Personal information
- Nationality: British
- Born: 10 May 1968 (age 58)

Sport
- Sport: Running

= Simon Booth (runner) =

English runner (born 1968)

Simon Booth (born 10 May 1968) is an English runner who was twice the British fell running champion and who has represented his country at the World Mountain Running Trophy.

As a youngster, Booth’s preferred sports were rugby and football. However, an early indication of his running ability was his performance at the Cumbria Marathon from Cockermouth in 1982 when he was the first junior to finish at the age of fourteen and beat his father Bill Booth. Injuries ended Simon’s focus on rugby and after finishing second in the Borrowdale Fell Race in 1989, his attention turned to fell running.

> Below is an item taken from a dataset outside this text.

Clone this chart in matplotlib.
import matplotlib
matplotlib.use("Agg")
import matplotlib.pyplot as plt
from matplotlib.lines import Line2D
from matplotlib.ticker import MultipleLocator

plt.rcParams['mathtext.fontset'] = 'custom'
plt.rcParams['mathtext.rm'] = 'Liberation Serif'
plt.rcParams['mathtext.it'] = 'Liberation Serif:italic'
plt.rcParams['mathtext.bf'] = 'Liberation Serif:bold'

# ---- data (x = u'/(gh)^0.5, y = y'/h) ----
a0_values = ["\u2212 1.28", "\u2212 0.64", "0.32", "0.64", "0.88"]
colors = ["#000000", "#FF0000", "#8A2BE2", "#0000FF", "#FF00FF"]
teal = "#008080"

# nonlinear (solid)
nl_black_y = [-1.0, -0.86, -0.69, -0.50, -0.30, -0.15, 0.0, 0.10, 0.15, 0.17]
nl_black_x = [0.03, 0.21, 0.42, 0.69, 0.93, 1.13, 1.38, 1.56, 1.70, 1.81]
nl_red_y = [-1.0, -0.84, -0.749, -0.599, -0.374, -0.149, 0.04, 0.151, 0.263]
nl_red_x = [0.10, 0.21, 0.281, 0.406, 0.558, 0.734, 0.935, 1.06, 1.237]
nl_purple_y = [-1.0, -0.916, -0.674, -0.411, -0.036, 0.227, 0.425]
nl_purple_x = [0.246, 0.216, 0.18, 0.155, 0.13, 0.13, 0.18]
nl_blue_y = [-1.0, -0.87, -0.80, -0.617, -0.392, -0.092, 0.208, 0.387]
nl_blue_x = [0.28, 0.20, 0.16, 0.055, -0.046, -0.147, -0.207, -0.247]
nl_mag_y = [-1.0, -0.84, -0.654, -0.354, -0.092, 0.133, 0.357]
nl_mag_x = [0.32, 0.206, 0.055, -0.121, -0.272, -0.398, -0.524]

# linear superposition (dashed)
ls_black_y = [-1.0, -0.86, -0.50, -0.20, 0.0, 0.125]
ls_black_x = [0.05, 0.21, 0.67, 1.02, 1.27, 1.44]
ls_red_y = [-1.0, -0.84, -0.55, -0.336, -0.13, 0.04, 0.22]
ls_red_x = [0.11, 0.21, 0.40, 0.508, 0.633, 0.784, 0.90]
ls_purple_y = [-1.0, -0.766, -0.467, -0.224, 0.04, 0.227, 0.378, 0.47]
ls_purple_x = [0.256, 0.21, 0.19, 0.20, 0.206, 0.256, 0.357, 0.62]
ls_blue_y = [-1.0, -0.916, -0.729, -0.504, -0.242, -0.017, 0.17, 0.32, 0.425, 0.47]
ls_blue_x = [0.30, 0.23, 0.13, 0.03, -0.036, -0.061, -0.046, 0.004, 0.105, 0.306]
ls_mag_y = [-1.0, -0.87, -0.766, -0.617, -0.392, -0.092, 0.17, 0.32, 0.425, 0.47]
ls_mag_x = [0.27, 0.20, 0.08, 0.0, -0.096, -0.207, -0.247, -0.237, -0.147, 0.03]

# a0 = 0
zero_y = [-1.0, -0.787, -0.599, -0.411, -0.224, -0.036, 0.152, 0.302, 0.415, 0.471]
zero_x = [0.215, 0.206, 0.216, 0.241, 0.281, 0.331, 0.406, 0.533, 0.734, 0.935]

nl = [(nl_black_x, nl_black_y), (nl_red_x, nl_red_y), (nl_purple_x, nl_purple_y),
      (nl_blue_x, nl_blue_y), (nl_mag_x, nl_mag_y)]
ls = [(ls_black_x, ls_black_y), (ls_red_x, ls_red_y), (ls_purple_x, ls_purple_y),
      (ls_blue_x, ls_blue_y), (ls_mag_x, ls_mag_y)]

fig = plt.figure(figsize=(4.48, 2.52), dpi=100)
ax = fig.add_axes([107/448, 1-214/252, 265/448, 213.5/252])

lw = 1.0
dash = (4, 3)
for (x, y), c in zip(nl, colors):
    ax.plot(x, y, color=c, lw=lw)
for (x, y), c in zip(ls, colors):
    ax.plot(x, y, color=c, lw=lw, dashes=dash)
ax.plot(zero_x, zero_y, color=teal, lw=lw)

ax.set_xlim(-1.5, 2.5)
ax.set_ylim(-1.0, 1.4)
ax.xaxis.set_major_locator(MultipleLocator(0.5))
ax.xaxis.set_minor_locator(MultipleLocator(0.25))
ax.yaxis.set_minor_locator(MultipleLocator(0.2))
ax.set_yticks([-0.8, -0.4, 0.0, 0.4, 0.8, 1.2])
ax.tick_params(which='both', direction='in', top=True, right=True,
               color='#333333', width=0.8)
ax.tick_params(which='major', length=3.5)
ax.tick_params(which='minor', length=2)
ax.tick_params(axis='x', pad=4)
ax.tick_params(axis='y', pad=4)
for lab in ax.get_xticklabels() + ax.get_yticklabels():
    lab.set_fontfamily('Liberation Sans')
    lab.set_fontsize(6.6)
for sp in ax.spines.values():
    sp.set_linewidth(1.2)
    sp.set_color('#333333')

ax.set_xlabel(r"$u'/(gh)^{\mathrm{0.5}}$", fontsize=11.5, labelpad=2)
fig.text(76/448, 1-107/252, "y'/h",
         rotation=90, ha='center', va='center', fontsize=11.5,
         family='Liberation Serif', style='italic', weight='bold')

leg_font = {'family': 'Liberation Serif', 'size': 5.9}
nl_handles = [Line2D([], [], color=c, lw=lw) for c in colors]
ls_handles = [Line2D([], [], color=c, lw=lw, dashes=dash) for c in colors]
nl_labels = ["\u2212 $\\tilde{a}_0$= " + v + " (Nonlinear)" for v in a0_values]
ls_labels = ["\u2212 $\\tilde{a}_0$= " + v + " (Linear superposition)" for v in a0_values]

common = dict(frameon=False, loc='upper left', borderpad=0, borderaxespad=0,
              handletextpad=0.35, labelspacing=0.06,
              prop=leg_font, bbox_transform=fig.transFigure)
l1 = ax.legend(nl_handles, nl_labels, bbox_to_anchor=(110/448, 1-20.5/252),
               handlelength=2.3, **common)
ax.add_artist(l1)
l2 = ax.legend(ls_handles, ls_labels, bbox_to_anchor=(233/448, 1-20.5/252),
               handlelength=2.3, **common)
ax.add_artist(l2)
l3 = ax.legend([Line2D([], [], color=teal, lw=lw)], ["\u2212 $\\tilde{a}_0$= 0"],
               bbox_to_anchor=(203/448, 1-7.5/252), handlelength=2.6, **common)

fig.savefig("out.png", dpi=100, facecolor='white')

Booth won the British Fell Running Championships in 2002 and 2005. He has performed especially well in the longer races and his wins include Wasdale, the Ennerdale Horseshoe, Great Lakes, Duddon Valley, Sedbergh Hills, the Anniversary Waltz, Buttermere Sailbeck, Langdale, the Three Peaks and Skiddaw.

He had a particularly notable sequence of results in the Borrowdale Fell Race which he won twelve times between 1995 and 2010.

Internationally, Booth competed in the Mount Kinabalu Climbathon, finishing second in the 1999 race, just two seconds behind Ian Holmes. In 2000, 2001 and 2002, he was the winner of La 6000D at La Plagne in France and he also won the Avalanche Peak Challenge in New Zealand in 2001.

He represented England at the World Mountain Running Trophy in Alaska in 2003 and in 2005, he placed second in the Skyrunner World Series.

In 2015, Booth devised the “No Cure, Always Hope, Ultra Run” from the Newlands Valley based on the 10in10 challenge routes which were set up to raise money for research on multiple sclerosis, a disease with which Booth’s brother Duncan was diagnosed in 2010.